Last year I found it curious that the governor was the first person to speak when the conference opened in Orlando. Granted, he was “welcoming” attendees to his home state, but he was a major star among activists even a year ago. Typically a young talent with a large and growing fan base would have been slotted into an evening speech, perhaps the keynote at the Reagan Dinner. Instead DeSantis was pushed into a sort of concierge role at the start of the convention. Was that by design, I wondered—or because Trump or one of his lackeys dialed up Schlapp and said, “Listen up, because this is how it’s going to be”?

Now that DeSantis is poised to enter the race, it would make sense for Trump to apply pressure to try to freeze him out of this year’s event entirely. It would also be in character for him to approach Schlapp with a “him or me” loyalty test. “Remember who invited you to Mar-a-Lago after the news about your scandal broke,” Trump might say. “Think carefully about which side you take here, because if you choose wrong and I win the nomination, you’ll never be forgiven.”

This is a man prone to pressuring people in his way by threatening to release dirt about them. What might an avid gossip collector like Trump, who was thick as thieves for years with the sleaze merchants at the National Enquirer, circulate about Schlapp if Schlapp refused him a favor?

It’s speculation, nothing more. But DeSantis’ conspicuous absence from CPAC makes more sense as involuntary rather than voluntary exile. And Trump has, allegedly, been in a “him or me” state of mind lately with respect to some of his toadies. Recently, when Charlie Kirk of Turning Point USA began showing too much interest in DeSantis, TrumpWorld made its disgruntlement public. “Trump feels like he has made Charlie and Charlie’s ungrateful and [Trump’s] not been happy for a while,” one adviser told NBC. “I see that [Kirk’s] trying to cover all his bases. Trying to triangulate between Trump and DeSantis. And Ron may not care, but Trump notices.”

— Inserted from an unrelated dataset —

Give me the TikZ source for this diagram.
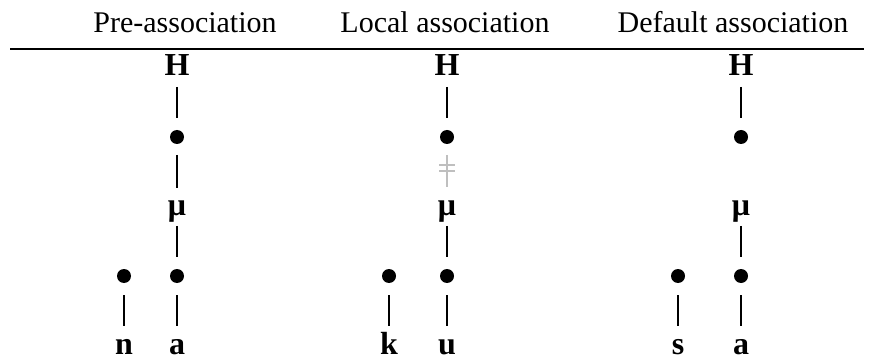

Two days before that was published, news broke that the outfit Students for Trump had opted to reclaim web domains and social media accounts that it had leased to Turning Point since 2019. 

Him or me. Sides are being chosen. If you doubt which side Matt Schlapp would choose if forced to do so, reflect on the fact that last year he said he believed Trump would lead the conservative movement “until he takes his last breath.”

Then again, if DeSantis were being iced out of CPAC, wouldn’t that have leaked to some media outlet by now?


I end with a warning to those who relish the possibility that CPAC really might be losing influence: Be careful what you wish for.

“Ticket sales are lagging from past years, prompting price cuts, giveaways and a special rate offered to congressional staff,” sources told the Washington Post of this year’s event. “Many high-rollers who have in the past bought the conference’s biggest premium packages have not registered this time.” I could be wrong in suspecting that reports of the conference’s demise are greatly exaggerated. People who’d like CPAC to be less of a freak show will savor the idea.
But they shouldn’t. Whatever succeeds CPAC after it’s gone won’t look like this, I fear. It’ll look like this. Nothing will get better on the right until the quality of information it consumes improves drastically and there’s zero prospect of that happening soon. What comes after CPAC will be worse.